L'autre côté de la terre
Une presqu'île, où son coeur a élu domicile, une ville indescriptible qui la met dans un état fébrile, presque fragile. Lointains souvenirs indélébiles, Lulu le sait, au fond de son âme, elle y est. Tous ces endroits, tous ces quartiers, elle les reconnaît. Mais d'où peut bien venir tout ça, c'est ça qu'elle ne sait pas. Et la meilleure façon d'éclaircir ce mystère, c'est d'y mettre pied à terre. Elle veut sauter dans un avion, laisser de côté sa phobie, laisser la place à l'émotion, et atterrir à Newark ou à Kennedy, enfin ça, c'est bien le dernier de ses soucis.
Elle voudrait seulement comprendre, ou tout au moins essayer. Essayer d'expliquer d'où vient ce long frisson, cette incroyable intensité, les yeux écarquillés, mouillés, cette impression de déjà y être allée. Et tout ressentir au premier degré.
Une tour attaquée, Lulu est touchée. La deuxième tombe et Lulu s'effondre.

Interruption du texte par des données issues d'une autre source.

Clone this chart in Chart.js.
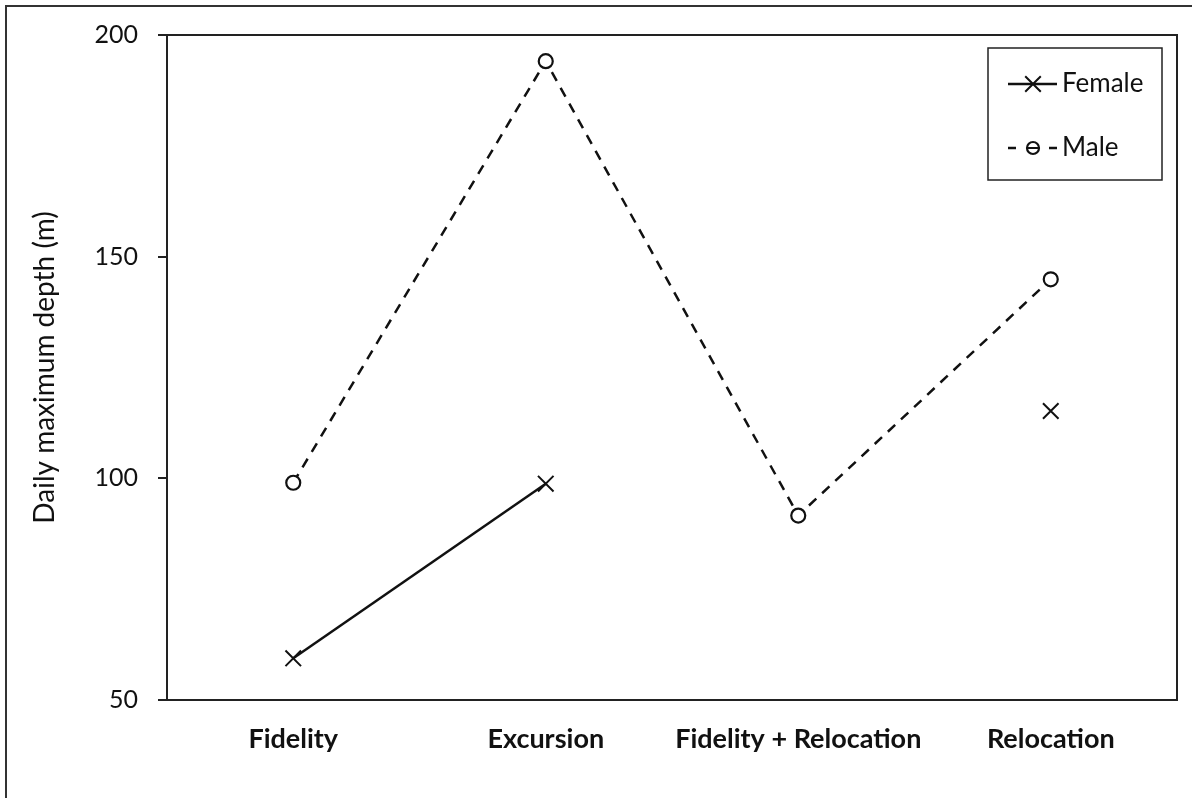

Affolée, paniquée. Inconsolable, autant de sanglots que de larmes pendant qu'elle allaitait son bébé. Ça lui paraît bien démesuré mais c'est pourtant ce qui s'est passé. Et c'est ce qu'elle cherche à s'expliquer.
Et en y allant pour de bon, peut-être que l'évidence aura le premier rôle. Ou peut-être pas. A la limite, peu importe. Qu'il y ait un fait révélateur, un choc, un déclic ou non, elle a ce besoin d'y être, au moins une fois.
New York lui fait de l'oeil, Manhattan la taquine et l'appelle, alors elle ira, le coeur aussi léger que serré, le feu au ventre et les joues rosées, comme on va au premier rendez-vous d'un amour passionné.
C'est pour quand ? C'est une très bonne question et elle vous remercie de l'avoir posée. Mais elle ne veut surtout pas le prévoir, quelle drôle d'idée.
Un jour, elle saura qu'il est temps, que c'est le bon moment, elle prendra son passeport et filera à l'aéroport.
Et là, fini de faire marche arrière, elle s'envole de l'autre côté de la terre.